Earlier this year, Winchester College approached 3T to help them with turning their design into reality, as the wheels for their car were of crucial importance as they had to fit perfectly with the bearings they had available.  This meant the wheels had to be made accurately and had to be completely circular.  The front and rear wings also had to be accurate as they had to fit precisely into slots on the body of the car, allowing for better airflow over the car.

The Solution:
The team decided that the accuracy of plastic Additive Manufacturing (AM) would meet their requirements perfectly to manufacture the wheels and wings for their car.  Also, Nylon 12 would be a good material to use as it has a small coefficient of friction with steel.  As the parts were quite small, traditional methods of manufacture would have resulted in a lot of trial and error, whereas the ability of AM to replicate the CAD design exactly reduced the leadtime and cost implications.  Using a traditional turning method on a lathe would have resulted in the wheels shattering as Nylon isn’t strong enough to withstand the cutting tool at 1mm thickness.

The Result:
The accuracy of the wheels meant that they were perfectly circular, and were made to exact specifications of the CAD design.  They only required a small amount of sanding prior to being painted.  The wings also fitted perfectly into the receiving slots, which would have been unachievable using any other method other than AM.  Again, they were sanded and painted, before being glued into their relative slots.

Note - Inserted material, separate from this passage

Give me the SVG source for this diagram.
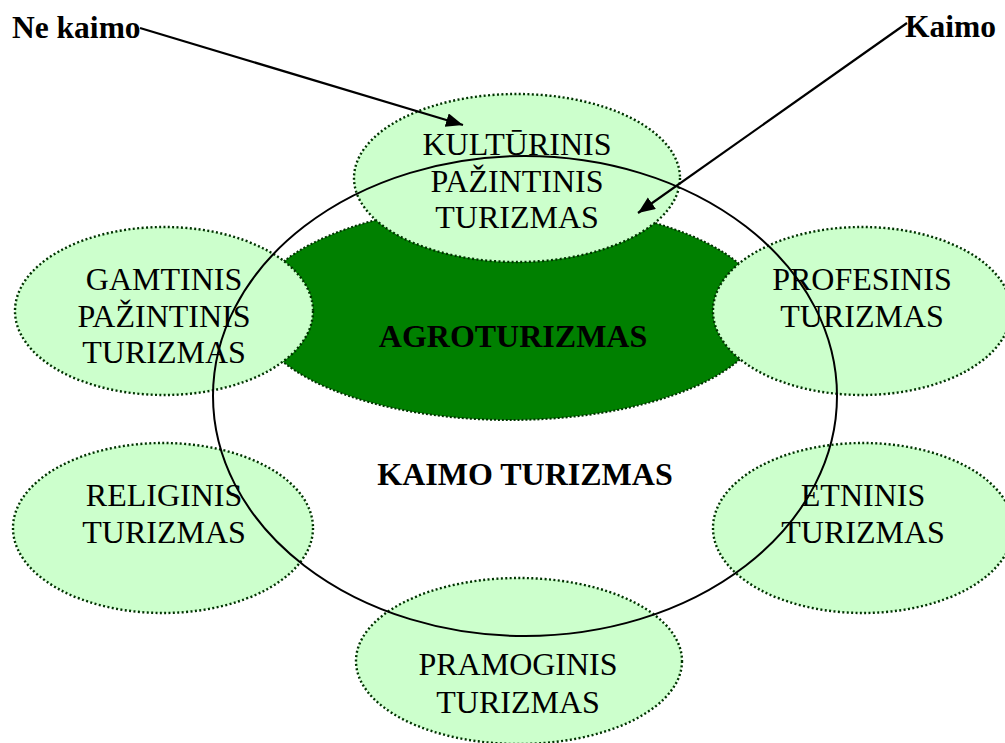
<svg xmlns="http://www.w3.org/2000/svg" width="1005" height="743" viewBox="0 0 1005 743">
<style>
.lite{fill:#ccffcc;stroke:#003300;stroke-width:2.4;stroke-dasharray:2 2.4}
.agro{fill:#008000;stroke:#003300;stroke-width:2;stroke-dasharray:2 2}
.t{font-family:"Liberation Serif","Times New Roman",serif;font-size:32px;fill:#000;text-anchor:middle}
.b{font-family:"Liberation Serif","Times New Roman",serif;font-size:32px;font-weight:bold;fill:#000}
.conn{stroke:#000;stroke-width:2.2;fill:none}
</style>
<defs>
<marker id="arr" markerUnits="userSpaceOnUse" markerWidth="20" markerHeight="16" refX="17" refY="7" orient="auto">
<path d="M0,0 L17,7 L0,14 z" fill="#000"/>
</marker>
</defs>
<rect width="1005" height="743" fill="#fff"/>
<g id="agroturizmas">
<ellipse class="agro" cx="510" cy="312" rx="256" ry="108"/>
</g>
<g id="kulturinis">
<ellipse class="lite" cx="517" cy="178" rx="163" ry="84"/>
</g>
<g id="gamtinis">
<ellipse class="lite" cx="164" cy="311" rx="149" ry="84"/>
</g>
<g id="profesinis">
<ellipse class="lite" cx="862" cy="311" rx="149" ry="84"/>
</g>
<g id="religinis">
<ellipse class="lite" cx="163" cy="528" rx="150" ry="85"/>
</g>
<g id="etninis">
<ellipse class="lite" cx="863" cy="528" rx="150" ry="85"/>
</g>
<g id="pramoginis">
<ellipse class="lite" cx="519" cy="661" rx="163" ry="83"/>
</g>
<g id="kaimo-turizmas">
<ellipse cx="525" cy="396" rx="312" ry="240" fill="none" stroke="#000" stroke-width="2"/>
<text class="b" x="525" y="485" text-anchor="middle">KAIMO TURIZMAS</text>
</g>
<g id="labels">
<text class="b" x="513" y="347" text-anchor="middle">AGROTURIZMAS</text>
<text class="t" x="517" y="155">KULTŪRINIS</text>
<text class="t" x="517" y="192">PAŽINTINIS</text>
<text class="t" x="517" y="228">TURIZMAS</text>
<text class="t" x="164" y="290">GAMTINIS</text>
<text class="t" x="164" y="327">PAŽINTINIS</text>
<text class="t" x="164" y="363">TURIZMAS</text>
<text class="t" x="862" y="290">PROFESINIS</text>
<text class="t" x="862" y="327">TURIZMAS</text>
<text class="t" x="164" y="506">RELIGINIS</text>
<text class="t" x="164" y="543">TURIZMAS</text>
<text class="t" x="863" y="506">ETNINIS</text>
<text class="t" x="863" y="543">TURIZMAS</text>
<text class="t" x="518" y="675">PRAMOGINIS</text>
<text class="t" x="518" y="713">TURIZMAS</text>
</g>
<g id="ne-kaimo">
<text class="b" x="12" y="38" style="font-size:31.5px">Ne kaimo</text>
</g>
<g id="kaimo">
<text class="b" x="905" y="37" style="font-size:31.5px">Kaimo</text>
</g>
<g id="connectors">
<line class="conn" x1="140" y1="28" x2="463" y2="125" marker-end="url(#arr)"/>
<line class="conn" x1="907" y1="23" x2="638" y2="213" marker-end="url(#arr)"/>
</g>
</svg>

Charlie Peat of the Winchester College team says “Having used such accurate and high quality methods, the resulting car was extremely smooth and well built, which did well in the “F1 in Schools” competition”.

Extra bits:
F1 in Schools Ltd is a not-for-profit company established with committed partners to provide an exciting yet challenging educational experience through the magnetic appeal of Formula One.  “F1 in Schools” is rapidly realising its potential of becoming the only truly global educational programme that raises awareness of Formula One among students and school children in every region, in every country, on every continent.  Spanning age ranges of 9 to19, its main objective is to help change perceptions of engineering, science and technology by creating a fun and exciting learning environment for young people to develop an informed view about careers in engineering, Formula One, science, marketing and technology.

FOX-VPS Ltd are specialist manufacturers and design consultants and were the company who manufactured the main body of the car using a 4th axis CNC machine.